Opera prima del giornalista e scrittore Antonio Petrucci
“Padel nostro” è la storia di Paolo, quarantenne irrisolto che prova a mettersi di nuovo in gioco, dopo fallimenti personali e professionali. Lo farà attraverso intrecci e percorsi inattesi, che ne confermeranno il disperato bisogno di una rinascita, interiore prima ancora che sociale.
Da dove nasce l’idea della stesura di questo libro?
L’idea mi venne in Spagna durante una vacanza in cui giocai casualmente per la prima volta a padel, circa 7 anni fa.
Potremmo definire il volume “Padel nostro” come una moderna storia di riscatto e redenzione?
Sì, una storia in cui il riscatto è rappresentato non tanto dai risultati che si ottengono, quanto dalla comprensione che provarci, rimettersi in gioco sia in fondo la vera redenzione.
Ritiene che nella società contemporanea sia facile sentirsi “irrisolti”, come il protagonista del suo libro? Magari a causa della frenesia, dell’arrivismo, delle influenze digitali che caratterizzano il nostro tempo?
Temo di sì, ed è una frase che mi hanno rivolto anni fa durante un periodo vissuto a Oxford. Mi rimase impressa, la considero un pò l’evoluzione della lost generation di cui parlava Gertrude Stein. Credo che la mia sia proprio una generazione irrisolta.
Quanto può essere importante o sport in un percorso di rinascita personale?
È fondamentale sia per la socialità, sia per sentirsi vivi. La fatica, la sana competizione avviano un processo di rinascita direi emotiva e fanno benissimo anche all’autostima.
Il padel è la disciplina in forte espansione ma sono ancora in molti a non conoscerne le regole e dettami. Come si gioca? Esistono organizzazioni e federazioni che promuovono questo sport?
Il punteggio è uguale a quello utilizzato nel tennis, ma si gioca con palline dalla pressione inferiore, e con pale senza corde, che hanno varie forme e bilanciamenti. Ci si appoggia durante lo scambio sui vetri che sono sia ai lati che alle spalle dei giocatori, e vi è poi una griglia laterale che crea un rimbalzo imprevedibile. Una sorta di incrocio tra tennis e squash, che si gioca in 4 ed ha colpi diversi e scambi lunghi e spesso molto spettacolari.

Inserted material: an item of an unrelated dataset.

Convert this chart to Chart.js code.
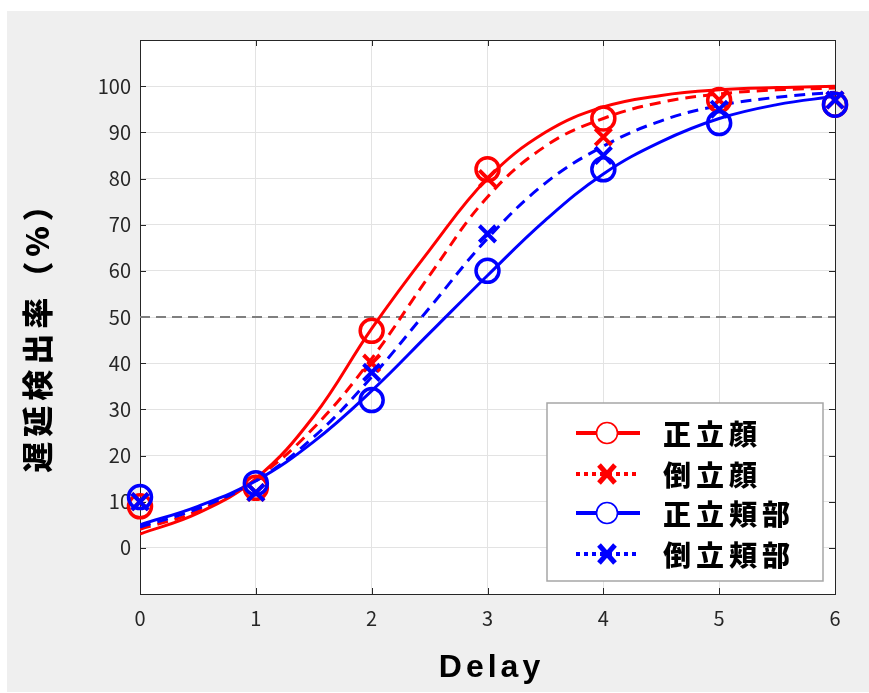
<!DOCTYPE html>
<html>
<head>
<meta charset="utf-8">
<script src="https://cdn.jsdelivr.net/npm/chart.js@4"></script>
<style>
  html, body { margin: 0; padding: 0; background: #ffffff; }
  #wrap { position: absolute; left: 0; top: 0; width: 869px; height: 693px; }
</style>
</head>
<body>
<div id="wrap"><canvas id="myChart" width="869" height="693"></canvas></div>
<script>
// measured points
const delays = [0, 1, 2, 3, 4, 5, 6];
const uprightFace = [9, 13, 47, 82, 93, 97, 96];
const invertedFace = [10, 12, 40, 80, 89, 97, 97];
const uprightCheek = [11, 14, 32, 60, 82, 92, 96];
const invertedCheek = [10, 12, 38, 68, 85, 95, 97];

// fitted curves, every 0.5
const curveX = [0, 0.5, 1, 1.5, 2, 2.5, 3, 3.5, 4, 4.5, 5, 5.5, 6];
const fitUprightFace = [3, 7.5, 15, 28.5, 47.5, 64.5, 80, 90, 95.5, 98, 99.2, 99.7, 100];
const fitInvertedFace = [4, 8, 15, 26, 41, 59, 76, 87, 93, 96.5, 98.3, 99.2, 99.6];
const fitUprightCheek = [5, 9, 14.5, 23, 34, 46.5, 59, 71, 81, 88, 93, 96, 97.8];
const fitInvertedCheek = [4.5, 8.5, 14.5, 24, 37, 52, 67, 79, 87, 92.5, 95.8, 97.6, 98.7];

// 50% threshold
const refX = [0, 6];
const refY = [50, 50];

const yTicks = [0, 10, 20, 30, 40, 50, 60, 70, 80, 90, 100];
const xTicks = [0, 1, 2, 3, 4, 5, 6];

const legendNames = ['正立顔', '倒立顔', '正立頬部', '倒立頬部'];
const xTitle = 'Delay';
const yTitle = '遅延検出率（%）';

const RED = '#ff0000';
const BLUE = '#0000ff';

function pts(xs, ys) {
  return xs.map((x, i) => ({x: x, y: ys[i]}));
}

function curve(ys, color, dash, order) {
  return {
    data: pts(curveX, ys),
    showLine: true,
    borderColor: color,
    borderWidth: 3,
    borderDash: dash,
    pointRadius: 0,
    fill: false,
    tension: 0.4,
    order: order
  };
}

function markers(ys, color, style, width, order) {
  return {
    data: pts(delays, ys),
    showLine: false,
    clip: false,
    borderColor: color,
    backgroundColor: 'rgba(0,0,0,0)',
    pointStyle: style,
    pointRadius: 11.5,
    pointBorderWidth: width,
    order: order
  };
}

const bgPlugin = {
  id: 'bg',
  beforeDraw(chart) {
    const ctx = chart.ctx;
    const a = chart.chartArea;
    ctx.save();
    ctx.fillStyle = '#ffffff';
    ctx.fillRect(0, 0, chart.width, chart.height);
    ctx.fillStyle = '#efefef';
    ctx.fillRect(7, 11, chart.width - 7, chart.height - 12);
    ctx.fillStyle = '#ffffff';
    ctx.fillRect(a.left, a.top, a.right - a.left, a.bottom - a.top);
    ctx.restore();
  },
  beforeDatasetsDraw(chart) {
    // matlab style inner tick marks
    const ctx = chart.ctx;
    const a = chart.chartArea;
    const xs = chart.scales.x, ys = chart.scales.y;
    ctx.save();
    ctx.strokeStyle = '#262626';
    ctx.lineWidth = 1;
    ctx.beginPath();
    yTicks.forEach(v => {
      const y = Math.round(ys.getPixelForValue(v)) + 0.5;
      ctx.moveTo(a.left, y); ctx.lineTo(a.left + 6, y);
      ctx.moveTo(a.right, y); ctx.lineTo(a.right - 6, y);
    });
    xTicks.forEach(v => {
      const x = Math.round(xs.getPixelForValue(v)) + 0.5;
      ctx.moveTo(x, a.bottom); ctx.lineTo(x, a.bottom - 6);
      ctx.moveTo(x, a.top); ctx.lineTo(x, a.top + 6);
    });
    ctx.stroke();
    ctx.strokeStyle = '#262626';
    ctx.strokeRect(a.left + 0.5, a.top + 0.5, a.right - a.left, a.bottom - a.top);
    ctx.restore();
  },
  afterDraw(chart) {
    const ctx = chart.ctx;
    const a = chart.chartArea;
    ctx.save();
    // axis titles
    ctx.fillStyle = '#000000';
    ctx.textAlign = 'center';
    ctx.textBaseline = 'middle';
    ctx.font = 'bold 32px "Liberation Sans", Arial, sans-serif';
    ctx.letterSpacing = '4px';
    ctx.fillText(xTitle, (a.left + a.right) / 2 + 4, 668);
    ctx.translate(37, 329);
    ctx.rotate(-Math.PI / 2);
    ctx.font = '900 31px "Noto Sans CJK JP", sans-serif';
    ctx.letterSpacing = '5px';
    ctx.fillText(yTitle, 0, 0);
    ctx.restore();

    // legend box
    ctx.save();
    const bx = 547, by = 403, bw = 276, bh = 178;
    ctx.fillStyle = '#ffffff';
    ctx.fillRect(bx, by, bw, bh);
    ctx.strokeStyle = '#a6a6a6';
    ctx.lineWidth = 1.5;
    ctx.strokeRect(bx, by, bw, bh);
    const rows = [433, 474, 513, 554];
    const colors = [RED, RED, BLUE, BLUE];
    legendNames.forEach((name, i) => {
      const y = rows[i];
      const c = colors[i];
      ctx.strokeStyle = c;
      ctx.fillStyle = c;
      ctx.lineWidth = 4;
      if (i % 2 === 0) {
        ctx.setLineDash([]);
        ctx.beginPath();
        ctx.moveTo(576, y); ctx.lineTo(640, y);
        ctx.stroke();
        ctx.fillStyle = '#ffffff';
        ctx.beginPath();
        ctx.arc(607, y, 10.5, 0, Math.PI * 2);
        ctx.fill();
        ctx.lineWidth = 1.6;
        ctx.beginPath();
        ctx.arc(607, y, 10.5, 0, Math.PI * 2);
        ctx.stroke();
      } else {
        ctx.setLineDash([4, 4]);
        ctx.beginPath();
        ctx.moveTo(576, y); ctx.lineTo(640, y);
        ctx.stroke();
        ctx.setLineDash([]);
        ctx.lineWidth = 5;
        ctx.beginPath();
        ctx.moveTo(599, y - 9); ctx.lineTo(615, y + 9);
        ctx.moveTo(615, y - 9); ctx.lineTo(599, y + 9);
        ctx.stroke();
      }
      ctx.fillStyle = '#000000';
      ctx.font = '900 28px "Noto Sans CJK JP", sans-serif';
      ctx.letterSpacing = '5px';
      ctx.textAlign = 'left';
      ctx.textBaseline = 'middle';
      ctx.fillText(name, 663, y + 1);
    });
    ctx.restore();
  }
};

const ctx = document.getElementById('myChart');
new Chart(ctx, {
  type: 'scatter',
  data: {
    datasets: [
      {
        data: pts(refX, refY),
        showLine: true,
        borderColor: '#7f7f7f',
        borderWidth: 2,
        borderDash: [10, 6],
        pointRadius: 0,
        order: 20
      },
      curve(fitUprightFace, RED, [], 12),
      curve(fitInvertedFace, RED, [11, 7], 11),
      curve(fitUprightCheek, BLUE, [], 10),
      curve(fitInvertedCheek, BLUE, [11, 7], 9),
      markers(uprightFace, RED, 'circle', 3.5, 8),
      markers(invertedFace, RED, 'crossRot', 4, 7),
      markers(uprightCheek, BLUE, 'circle', 3.5, 6),
      markers(invertedCheek, BLUE, 'crossRot', 4, 5)
    ]
  },
  options: {
    responsive: false,
    animation: false,
    layout: { padding: { left: 0, top: 40, right: 34, bottom: 0 } },
    plugins: {
      legend: { display: false },
      tooltip: { enabled: false }
    },
    scales: {
      x: {
        type: 'linear',
        min: 0,
        max: 6,
        afterFit(scale) { scale.height = 99; },
        afterBuildTicks(scale) { scale.ticks = xTicks.map(v => ({value: v})); },
        grid: { color: '#e3e3e3', lineWidth: 1, drawTicks: false },
        border: { display: false },
        ticks: {
          color: '#262626',
          padding: 12,
          font: { family: '"Noto Sans CJK JP", sans-serif', size: 20 }
        }
      },
      y: {
        type: 'linear',
        min: -10,
        max: 110,
        afterFit(scale) { scale.width = 140; },
        afterBuildTicks(scale) { scale.ticks = yTicks.map(v => ({value: v})); },
        grid: { color: '#e3e3e3', lineWidth: 1, drawTicks: false },
        border: { display: false },
        ticks: {
          color: '#262626',
          padding: 9,
          font: { family: '"Noto Sans CJK JP", sans-serif', size: 20 }
        }
      }
    }
  },
  plugins: [bgPlugin]
});
</script>
</body>
</html>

Ci sono autori o opere letterarie a cui si è ispirato nel curare la stesura del libro “Padel nostro”?
Non voglio fare nomi importanti per evitare paragoni ingenerosi. Non ho seguito nessuno in particolare ma di certo senza accorgemene mi hanno influenzato tutti i miei autori preferiti.
Lei, oltre ad essere un autore, è anche un giornalista sportivo. Come riesce a coniugare i due diversi modi di vivere la scrittura, quello giornalistico da un lato e quello autoriale dall’altro?
Di certo sono due mondi paralleli. Il taglio giornalistico si presta ad un consumo rapido, immediato. Si informa e si comunica una notizia. In un testo si pensa più ad emozionare, a condividere, a svelare parti di sé magari anche per una sorta di autoanalisi che la scrittura ci regala.
Leggendo il libro, si potrebbe dedurre che spesso, nel corso della vita, sia necessario imboccare nuove strade per ritrovarsi. Quanto è importante questo concetto per Lei?
Assolutamente sì. Serve l’umiltà di capire se un progetto è sbagliato, o se una idea non ha avuto successo, e cambiare strada, riprovare, non perdere l’entusiasmo.
Anche l’amore ha un ruolo centrale nel suo romanzo. Potremmo considerarlo come il motore che poi spingerà il protagonista verso la propria redenzione esistenziale?
Direi di sì, ma nel senso dell’amor proprio, della stima di sé, del bisogno di dare un senso alla propria vita. E guarda caso, quando ci si ama capitano cose belle, si incontrano persone che come noi stanno aprendosi agli altri, mostrando anche i propri difetti ma soprattutto dando di sé un’ immagine con meno sovrastrutture, più sincera possibile.
Un’ultima domanda… quale consiglio darebbe ad un giovane che volesse avvicinarsi alla professione giornalistica e letteraria?
Gli direi di provare, di scrivere e riscrivere, di leggere molto, di non demoralizzarsi ai primi rifiuti, e soprattutto di cercare sempre di dire le cose nella maniera più chiara e sincera possibile. I lettori meritano rispetto e non bisogna ingannarli fingendo emozioni e usando trucchetti. Meglio una storia un po’ meno ad effetto ma scritta bene, che grandi idee sviluppate male e senza passione.